One of Boris Johnson’s many memorable quips was when he is alleged to have said ‘f*** business’ at an event for EU diplomats during the height of the Brexit deliberations three years ago.
Asked in the Commons about his use of the expletive, the then foreign secretary wheedled his way out of the fuss by saying he may have ‘expressed scepticism about some of the views of those who profess to speak up for business’.
Whatever Johnson said – or indeed thought he said – is perhaps beside the point; the damage was done. Business leaders throughout the country took it as read that the first hearing was the correct one.
Every trade organisation in the land – from the small business bodies to big beasts like the CBI – have come out guns blazing against the Boris Johnson’s tax rises
After the latest tax hikes on national insurance and dividends, they are in no doubt that they got the right message.
Without exception, every trade organisation in the land – from the small business bodies to big beasts like the CBI – has come out all guns blazing against the prime minister’s tax rises, with dire warnings that they will harm economic recovery at such a fragile moment.
Even more remarkably, they all agree that this new burden is an additional tax on jobs, investment and capital because it hits the country’s wealth creators the most, thus hurting Britain’s growth prospects.
Yet, believe it or not, the business community and the country’s six million SMEs have become the Government’s new golden goose – to be plucked bare for tax.
How silly we were to imagine that Tory politicians might have come up with imaginative ways of stimulating growth – and a radical way of funding social care – rather than going for the easy and lazy tax option.
It really is the most extraordinary about-turn.
If you had landed overnight from Planet Zog and read the latest warnings that these tax hikes are a ‘kick in the teeth for investors’, will punish the ‘risk-takers’ and threaten ‘the City’s reputation as a good place to do business,’ you might have thought it was Jeremy Corbyn who had crept into No 10 via the Rose Garden.
As the Mail’s analysis shows, businesses will be paying most of the £37.4billion tax raid launched by the Government since the March Budget, taking Britain’s tax burden to historic highs.
Roughly, about 40 per cent of the £11.4billion tax raised from national insurance will be paid by employers.
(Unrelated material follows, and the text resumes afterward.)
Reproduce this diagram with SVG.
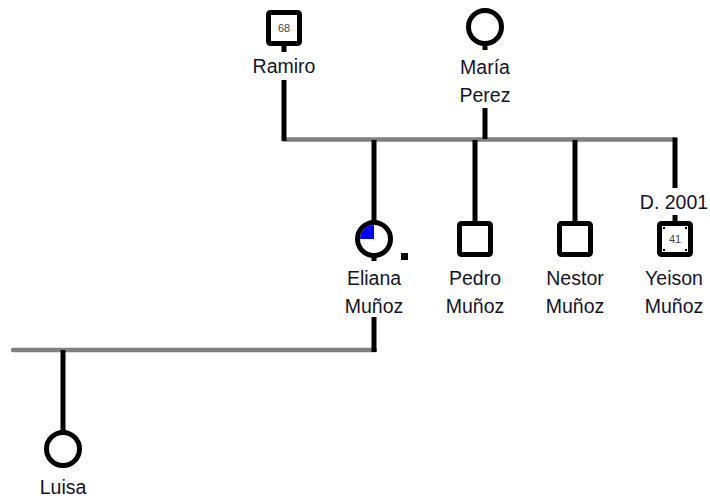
<svg xmlns="http://www.w3.org/2000/svg" width="710" height="498" viewBox="0 0 710 498">
<style>
.bg{fill:#fff}
.sq{fill:#fff;stroke:#000;stroke-width:5}
.ci{fill:#fff;stroke:#000;stroke-width:5}
.ln{stroke:#000;stroke-width:5;fill:none}
.gl{stroke:#808080;stroke-width:4.5;fill:none;stroke-linecap:round}
.lb{font-family:"Liberation Sans",Arial,sans-serif;font-size:19.5px;fill:#141428;text-anchor:middle}
.ag{font-family:"Liberation Sans",Arial,sans-serif;font-size:11px;fill:#444;text-anchor:middle}
.dot{fill:#000}
</style>
<rect class="bg" x="0" y="0" width="710" height="498"/>
<g id="connectors">
<line class="gl" x1="284" y1="139.5" x2="675" y2="139.5"/>
<line class="gl" x1="13" y1="350" x2="375" y2="350"/>
<line class="ln" x1="284" y1="80" x2="284" y2="141"/>
<line class="ln" x1="485" y1="108" x2="485" y2="139"/>
<line class="ln" x1="374" y1="140" x2="374" y2="222"/>
<line class="ln" x1="475" y1="140" x2="475" y2="222"/>
<line class="ln" x1="575" y1="140" x2="575" y2="222"/>
<line class="ln" x1="675" y1="137.5" x2="675" y2="188"/>
<line class="ln" x1="675" y1="215" x2="675" y2="222"/>
<line class="ln" x1="374" y1="317" x2="374" y2="352"/>
<line class="ln" x1="63" y1="350" x2="63" y2="431"/>
</g>
<g id="ramiro">
<line class="ln" x1="284" y1="45" x2="284" y2="52"/>
<rect class="sq" x="268.5" y="12.5" width="31" height="31" rx="2"/>
<text class="ag" x="284" y="32">68</text>
<text class="lb" x="284" y="73">Ramiro</text>
</g>
<g id="maria">
<line class="ln" x1="485" y1="42" x2="485" y2="50"/>
<circle class="ci" cx="485" cy="27" r="16.5"/>
<text class="lb" x="485" y="74">María</text>
<text class="lb" x="485" y="102">Perez</text>
</g>
<g id="eliana">
<line class="ln" x1="374" y1="254" x2="374" y2="261"/>
<circle class="ci" cx="374" cy="239" r="16.5"/>
<path d="M374,239 L374,225 A14,14 0 0 0 360,239 Z" fill="#0000ff"/>
<rect class="dot" x="401" y="253" width="7" height="7"/>
<text class="lb" x="374" y="285">Eliana</text>
<text class="lb" x="374" y="313">Muñoz</text>
</g>
<g id="pedro">
<rect class="sq" x="459.5" y="223.5" width="31" height="31" rx="2"/>
<text class="lb" x="475" y="285">Pedro</text>
<text class="lb" x="475" y="313">Muñoz</text>
</g>
<g id="nestor">
<rect class="sq" x="559.5" y="223.5" width="31" height="31" rx="2"/>
<text class="lb" x="575" y="285">Nestor</text>
<text class="lb" x="575" y="313">Muñoz</text>
</g>
<g id="yeison">
<text class="lb" x="674" y="209">D. 2001</text>
<rect class="sq" x="659.5" y="223.5" width="31" height="31" rx="2"/>
<rect class="dot" x="663" y="227" width="2" height="2"/>
<rect class="dot" x="685" y="227" width="2" height="2"/>
<rect class="dot" x="663" y="249" width="2" height="2"/>
<rect class="dot" x="685" y="249" width="2" height="2"/>
<text class="ag" x="675" y="243">41</text>
<text class="lb" x="674" y="285">Yeison</text>
<text class="lb" x="674" y="313">Muñoz</text>
</g>
<g id="luisa">
<circle class="ci" cx="63" cy="449" r="16.5"/>
<text class="lb" x="63" y="494">Luisa</text>
</g>
</svg>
Add to this the £17.2billion corporation tax hike announced in the Budget, and £21.8billion comes from business. The rest will be paid by individuals.
It’s a remarkable amount of tax. The fear now is the knock-on impact on jobs.
It’s inevitable that employers will move quickly to contain costs by either shedding jobs or not investing in their businesses as they would otherwise have done.
More worrying is the effect this anti-growth sentiment will have on the motivation of those who do risk their own capital in start-ups and small businesses.
As the boss of a fast-growing engineering practice said to me, there will come a point when it is simply not worth him growing his business bigger.
Alternatively, he suggests that companies will start bartering services to avoid paying tax, like swapping designs for accountancy fees.
Is that what a Tory government wants ?
What will you bid?
After a summer of jiggery-pokery, it’s finally showtime at Morrisons. The supermarket chain’s board has opted for a rare auction process to decide its fate.
Morrisons will now invite the two private equity bidders – Clayton, Dubilier & Rice, and Fortress – to take part in an orderly auction overseen by the Takeover Panel.
Neither bidder has declared a final offer, so it’s a sensible way to close these tortuous negotiations.
Having the Morrisons name bandied around in the news can’t be good for staff morale, while the bids have taken up valuable management time.
Pre-profit of £240million for the half-year is due to be reported today, similar to the same time last year, and sound enough to prop up the shares.
The number to look for is growth in online sales which more than doubled in the last quarter.
Fill your boots
Investment bankers, lawyers, accountants and spin-doctors involved in Cobham’s bid for Ultra Electronics are being paid a whopping £137million in fees.
That’s £103million at Cobham and the balance at Ultra. Just imagine if these two companies had invested this money in their respective businesses instead.